You destroyed the semaphore reference, not the semaphore. There's a huge difference. Anyone attempting to acquire the semaphore through the particular reference that you destroyed would get the behavior you specified, but would open up other race conditions. Release Semaphore Reference *cannot know* (not just "does not" as in R&D coded it that way, but "cannot" as in logically impossible) that it should do a Release Semaphore as part of its operations -- there's no way for it to know that logically there is an acquire upstream from it aside from some trivial cases, but even those would arguably violate some of the encapsulation of activity of dataflow nodes. LabVIEW does not have one thread per diagram. There's no guarantee that the thread that executed the Acquire Semaphore is the same one executing Release Semaphore Reference (RSR), even on the same diagram. Once you put RSR into a subVI, all bets are off.

 

The API is quite robust when used as designed.

 

Let me fix this for you:

> I would recommend against using the current Semaphore implementation in LabVIEW.

 

I did not cover it in the AF thread because I was looking to untangle your current code with as light a touch as possible, but the fact that you even need the semaphores is a red flag for me. The activity of coordinating the hand off of the subpanels should be possible by moving the handoff to a coordinating caller actor or similar activity. ALL uses of semaphores that I have ever seen in LabVIEW in almost 2 decades have been patches for architecture mistakes. I will not say that is absolutely true of your code, but long experience makes me suspect it is so. You might consider refactoring to avoid the need for them. 🙂

BertMcMahan
Active Participant

AQ, just FYI the guy you replied to wasn't the guy in the AF code, that was me 🙂 And again, that code wasn't something I'd written, just something I'd been using and had to make work. I think I've used semaphores exactly one time before this, and never had a need for them any other time. I agree the way they're handled in the subpanel code makes for a dangerous implementation, as evidenced by the race conditions I discovered in the MGI code.

AristosQueue (NI)
NI Employee (retired)

Oops. Sorry! Mixed up customer threads. 🙂

drjdpowell
Trusted Enthusiast
ALL uses of semaphores that I have ever seen in LabVIEW in almost 2 decades have been patches for architecture mistakes.

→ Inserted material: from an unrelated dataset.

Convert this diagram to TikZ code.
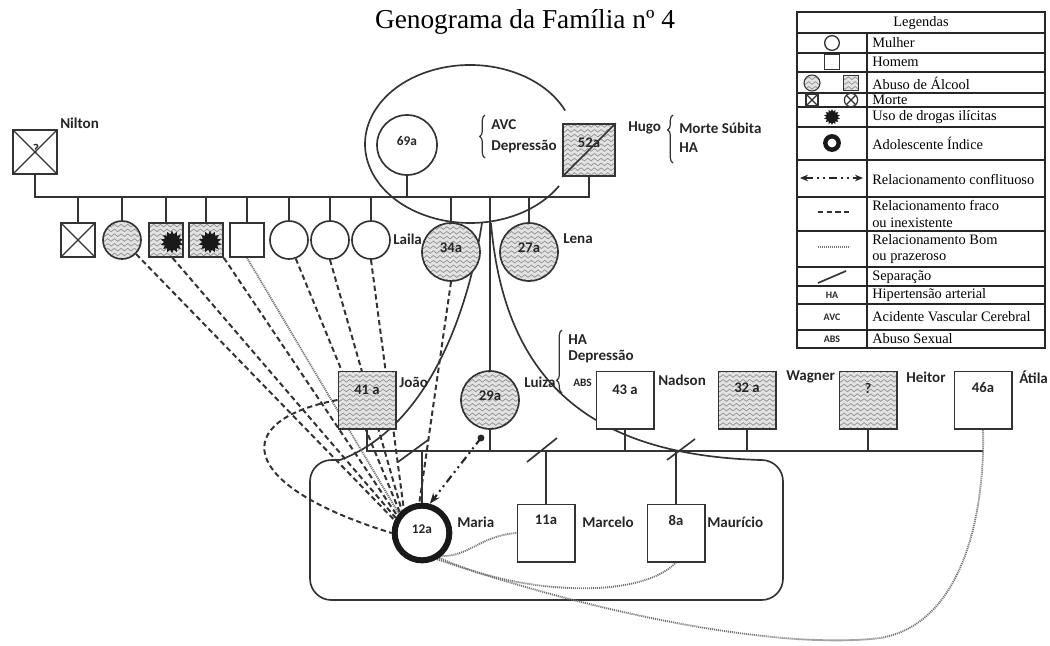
\documentclass[tikz,border=0pt]{standalone}
\usepackage{fontspec}
\setmainfont{Liberation Serif}
\newfontfamily\lab{Carlito}
\usetikzlibrary{shapes.geometric,decorations.pathmorphing,decorations.pathreplacing,arrows.meta}
\pgfdeclarelayer{bg}
\pgfsetlayers{bg,main}
\tikzset{
 ln/.style={line width=1.25pt, draw=black!80},
 sq/.style={rectangle, draw=black!80, line width=1.25pt, fill=white, inner sep=0pt, minimum size=#1},
 ci/.style={circle, draw=black!80, line width=1.25pt, fill=white, inner sep=0pt, minimum size=#1},
 wavy/.style={fill=gray!22, path picture={%
   \foreach \k in {-9,...,9}{%
     \draw[gray!85, line width=0.55pt, decorate, decoration={snake, amplitude=1pt, segment length=5pt}]
       ([xshift=-3pt, yshift=\k*3.6pt]path picture bounding box.west) -- ([xshift=3pt, yshift=\k*3.6pt]path picture bounding box.east);}}},
 xmark/.style={path picture={\draw[black!80, line width=1pt] (path picture bounding box.north west) -- (path picture bounding box.south east) (path picture bounding box.north east) -- (path picture bounding box.south west);}},
 drug/.style={star, star points=14, star point ratio=1.45, fill=black!90, draw=none, inner sep=0pt, minimum size=#1},
 lbl/.style={font=\lab\bfseries\fontsize{11.3}{12}\selectfont, inner sep=0pt, anchor=west, text=black!85},
 age/.style={font=\lab\bfseries\fontsize{11}{12}\selectfont, inner sep=0pt, text=black!85},
 leg/.style={font=\fontsize{10.8}{12.5}\selectfont, inner sep=0pt, anchor=west, align=left},
 weak/.style={line width=1.5pt, draw=black!80, dash pattern=on 4pt off 2.5pt},
 good/.style={line width=1.4pt, draw=black!55, dash pattern=on 0.8pt off 0.7pt},
 conf/.style={line width=1.6pt, draw=black!85, dash pattern=on 6pt off 3pt on 1.5pt off 3pt on 1.5pt off 3pt},
 curly/.style={decorate, decoration={brace, amplitude=4pt, aspect=#1}, line width=0.9pt, draw=black!80},
}
\begin{document}
\begin{tikzpicture}[x=0.75pt, y=-0.75pt]
\useasboundingbox (0,0) rectangle (1050,646);
\node[font=\fontsize{20.5}{24}\selectfont] (title) at (525,22) {Genograma da Família nº 4};

% ---------- generation 1
\node[sq=33pt, xmark] (nilton) at (35,152) {};
\node[age, font=\lab\bfseries\fontsize{10}{10}\selectfont] (niltonq) at (36,149) {?};
\node[lbl] (niltonlab) at (60,123) {Nilton};
\node[ci=45pt] (avo) at (407,145) {};
\node[age, font=\lab\bfseries\fontsize{10}{10}\selectfont] (avoage) at (407,141) {69a};
\node[sq=39pt, wavy] (hugo) at (589,150) {};
\node[age] (hugoage) at (589,143) {52a};
\draw[ln] (hugo.south west) -- (hugo.north east);
\node[lbl] (avc) at (491,125) {AVC};
\node[lbl] (dep1) at (491,147) {Depressão};
\draw[curly=0.5] (485,158) -- (485,115);
\node[lbl] (hugolab) at (628,128) {Hugo};
\draw[curly=0.69] (673,163) -- (673,115);
\node[lbl] (morte) at (679,128) {Morte Súbita};
\node[lbl] (ha1) at (679,148) {HA};
\draw[ln] (565.2,110.6) arc[start angle=25, end angle=328, x radius=78.75pt, y radius=59.25pt];

% ---------- generation 2 (Nilton's children)
\node[sq=25.5pt, xmark] (c1) at (78,240) {};
\node[ci=28.5pt, wavy] (c2) at (122,240) {};
\node[sq=25.5pt, wavy] (c3) at (166,240) {};
\node[drug=17pt] (d3) at (172,242) {};
\node[sq=25.5pt, wavy] (c4) at (206,240) {};
\node[drug=17pt] (d4) at (210,242) {};
\node[sq=25.5pt] (c5) at (247,240) {};
\node[ci=28.5pt] (c6) at (289,240) {};
\node[ci=28.5pt] (c7) at (330,240) {};
\node[ci=28.5pt] (c8) at (371,240) {};
\node[lbl] (laila) at (393,239) {Laila};

% Hugo's children
\node[ci=43.5pt, wavy] (n34) at (451,252) {};
\node[age] (n34age) at (451,248) {34a};
\node[ci=43.5pt, wavy] (n27) at (529,252) {};
\node[age] (n27age) at (529,248) {27a};
\node[lbl] (lena) at (563,239) {Lena};

% ---------- generation 3
\node[sq=43pt, wavy] (joao) at (367,400) {};
\node[age] (joaoage) at (367,390) {41 a};
\node[lbl] (joaolab) at (399,382) {João};
\node[ci=43.5pt, wavy] (luiza) at (490,400) {};
\node[age] (luizaage) at (490,396) {29a};
\node[lbl] (luizalab) at (524,382) {Luiza};
\draw[curly=0.2] (562,393) -- (562,330);
\node[lbl] (ha2) at (568,340) {HA};
\node[lbl] (dep2) at (568,357) {Depressão};
\node[lbl, font=\lab\bfseries\fontsize{8.5}{10}\selectfont] (abs) at (573,383) {ABS};
\node[sq=43pt] (nadson) at (625,400) {};
\node[age] (nadsonage) at (625,390) {43 a};
\node[lbl] (nadsonlab) at (658,380) {Nadson};
\node[sq=43pt, wavy] (wagner) at (747,400) {};
\node[age] (wagnerage) at (747,388) {32 a};
\node[lbl] (wagnerlab) at (786,377) {Wagner};
\node[sq=43pt, wavy] (heitor) at (868,400) {};
\node[age] (heitorage) at (868,388) {?};
\node[lbl] (heitorlab) at (906,377) {Heitor};
\node[sq=43pt] (atila) at (983,400) {};
\node[age] (atilaage) at (983,388) {46a};
\node[lbl] (atilalab) at (1019,377) {Átila};

% ---------- generation 4
\node[ci=41pt, line width=4.5pt, draw=black!90] (maria) at (422,533) {};
\node[age, font=\lab\bfseries\fontsize{10}{11}\selectfont] (mariaage) at (422,529) {12a};
\node[lbl] (marialab) at (457,522) {Maria};
\node[sq=43pt] (marcelo) at (546,533) {};
\node[age] (marceloage) at (546,520) {11a};
\node[lbl] (marcelolab) at (582,522) {Marcelo};
\node[sq=43pt] (mauricio) at (676,533) {};
\node[age] (mauricioage) at (676,520) {8a};
\node[lbl] (mauriciolab) at (707,522) {Maurício};

\coordinate (sib) at (0,197);
\coordinate (lz) at (0,451);
\coordinate (cdot) at (481,438);

\begin{pgfonlayer}{bg}
% family lines
\draw[ln] (nilton.south) -- (nilton.south |- sib) -- (hugo.south |- sib) -- (hugo.south);
\foreach \c in {c1,c2,c3,c4,c5,c6,c7,c8,avo,n34,n27,luiza} \draw[ln] (\c) -- (\c |- sib);
\draw[ln] (joao.south) -- (joao.south |- lz) -- (atila.south |- lz);
\foreach \c in {luiza,nadson,wagner,heitor,maria,marcelo,mauricio} \draw[ln] (\c) -- (\c |- lz);
% household
\draw[ln] (482,223) .. controls (465,330) and (420,430) .. (340,460);
\draw[ln] (491,223) .. controls (505,390) and (600,455) .. (760,460);
\draw[ln, rounded corners=16pt] (340,460) -- (310,460) -- (310,600) -- (783,600) -- (783,460) -- (760,460);
% weak relationships
\draw[weak] (c2.-45) -- (maria.155);
\draw[weak] (c3.-70) -- (maria.150);
\draw[weak] (c4.-45) -- (maria.145);
\draw[good] (c5.south) -- (maria.140);
\draw[weak] (c6.-70) -- (maria.137);
\draw[weak] (c7.south) -- (maria.132);
\draw[weak] (c8.south) -- (maria.127);
\draw[weak] (n34.south) -- (maria.95);
\draw[weak] (joao.west) .. controls (230,420) and (235,485) .. (maria.west);
% conflict
\draw[conf, -{Stealth[length=8pt,width=6pt]}] (cdot) -- (maria.75);
% good relationships
\draw[good] (maria.-50) .. controls (470,556) and (480,536) .. (marcelo.west);
\draw[good] (maria.-55) .. controls (520,595) and (640,600) .. (mauricio.south);
\draw[good] (maria.-60) .. controls (600,615) and (780,650) .. (880,638) .. controls (960,625) and (985,520) .. (atila.south);
\end{pgfonlayer}
\fill[black!85] (cdot) circle[radius=2.6pt];
% separations
\draw[ln] (398,462) -- (428,440);
\draw[ln] (527,462) -- (557,438);
\draw[ln] (667,460) -- (695,439);

% ---------- legend
\draw[line width=1.4pt, draw=black!85] (797,12) rectangle (1045,348);
\foreach \y in {33,53,72,93,107,127,160,197,231,267,286,304,330} \draw[line width=0.9pt, draw=black!85] (797,\y) -- (1045,\y);
\draw[line width=0.9pt, draw=black!85] (867,33) -- (867,348);
\node[leg, anchor=center] (lg0) at (921,23) {Legendas};
\node[leg] (lg1) at (872,43) {Mulher};
\node[leg] (lg2) at (872,62) {Homem};
\node[leg] (lg3) at (872,83) {Abuso de Álcool};
\node[leg] (lg4) at (872,100) {Morte};
\node[leg] (lg5) at (872,117) {Uso de drogas ilícitas};
\node[leg] (lg6) at (872,143) {Adolescente Índice};
\node[leg] (lg7) at (872,179) {Relacionamento conflituoso};
\node[leg] (lg8) at (872,214) {Relacionamento fraco\\ou inexistente};
\node[leg] (lg9) at (872,249) {Relacionamento Bom\\ou prazeroso};
\node[leg] (lg10) at (872,277) {Separação};
\node[leg] (lg11) at (872,295) {Hipertensão arterial};
\node[leg] (lg12) at (872,317) {Acidente Vascular Cerebral};
\node[leg] (lg13) at (872,339) {Abuso Sexual};
\node[ci=11pt, line width=1pt] (im) at (832,43) {};
\node[sq=11pt, line width=1pt] (ih) at (832,62) {};
\node[ci=12pt, wavy, line width=0.8pt] (ia1) at (812,83) {};
\node[sq=11pt, wavy, line width=0.8pt] (ia2) at (851,83) {};
\node[sq=9pt, xmark, line width=0.9pt] (ix1) at (812,100) {};
\node[ci=10pt, xmark, line width=0.9pt] (ix2) at (851,100) {};
\node[drug=12pt] (idr) at (832,117) {};
\node[circle, draw=black!90, line width=3.3pt, minimum size=10pt, inner sep=0pt] (iad) at (832,143) {};
\coordinate (icf1) at (800,178);
\coordinate (icf2) at (863,178);
\draw[conf, {Stealth[length=6pt,width=5pt]}-{Stealth[length=6pt,width=5pt]}] (icf1) -- (icf2);
\coordinate (iw1) at (818,212);
\coordinate (iw2) at (850,212);
\draw[weak] (iw1) -- (iw2);
\coordinate (ig1) at (818,247);
\coordinate (ig2) at (850,247);
\draw[good] (ig1) -- (ig2);
\coordinate (is1) at (818,283);
\coordinate (is2) at (846,271);
\draw[ln] (is1) -- (is2);
\node[age, font=\lab\bfseries\fontsize{7.5}{8}\selectfont] (iha) at (832,295) {HA};
\node[age, font=\lab\bfseries\fontsize{7.5}{8}\selectfont] (iavc) at (832,317) {AVC};
\node[age, font=\lab\bfseries\fontsize{7.5}{8}\selectfont] (iabs) at (832,339) {ABS};
\end{tikzpicture}
\end{document}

This, my one and only use of a Semaphore in 19 years of LabVIEW, is indeed a patch for an architecture mistake, that of global variables used internally by a C dll that I am wrapping.  

-- James (not Bert)

drjdpowell
Trusted Enthusiast
Release Semaphore Reference *cannot know* (not just "does not" as in R&D coded it that way, but "cannot" as in logically impossible) that it should do a Release Semaphore as part of its operations -- there's no way for it to know that logically there is an acquire upstream from it aside from some trivial cases

If I were to rewrite the Semaphore, I would have to make "Acquire Semaphore" actually acquire something; the current implementation is misnamed, as it merely locks the Semaphore, with no state info anywhere to say which reference actually has acquired ownership of the key to that lock.  With knowledge of ownership, "Release Semaphore Reference" can know if it needs to unlock the Semaphore.

AristosQueue (NI)
NI Employee (retired)

DRJDPowell: That would ameliorate the situation in some cases but still wouldn't solve the problem. People do create unnamed semaphores and share them with two parallel operations within the same top-level VI.

 

Acquire and Release should be used as a pair. Obtain and Release Reference should be used as a pair.

drjdpowell
Trusted Enthusiast
People do create unnamed semaphores and share them with two parallel operations within the same top-level VI.

I don't believe unnamed semaphores have any problem.  If I Acquire a Semaphore then destroy it from one loop, then the parallel thread will error-out at "Acquire".  That is the exact behaviour I would want to happen.

Darren
Proven Zealot
Status changed to: Declined

Any idea that has received less than 2 kudos within 2 years after posting will be automatically declined.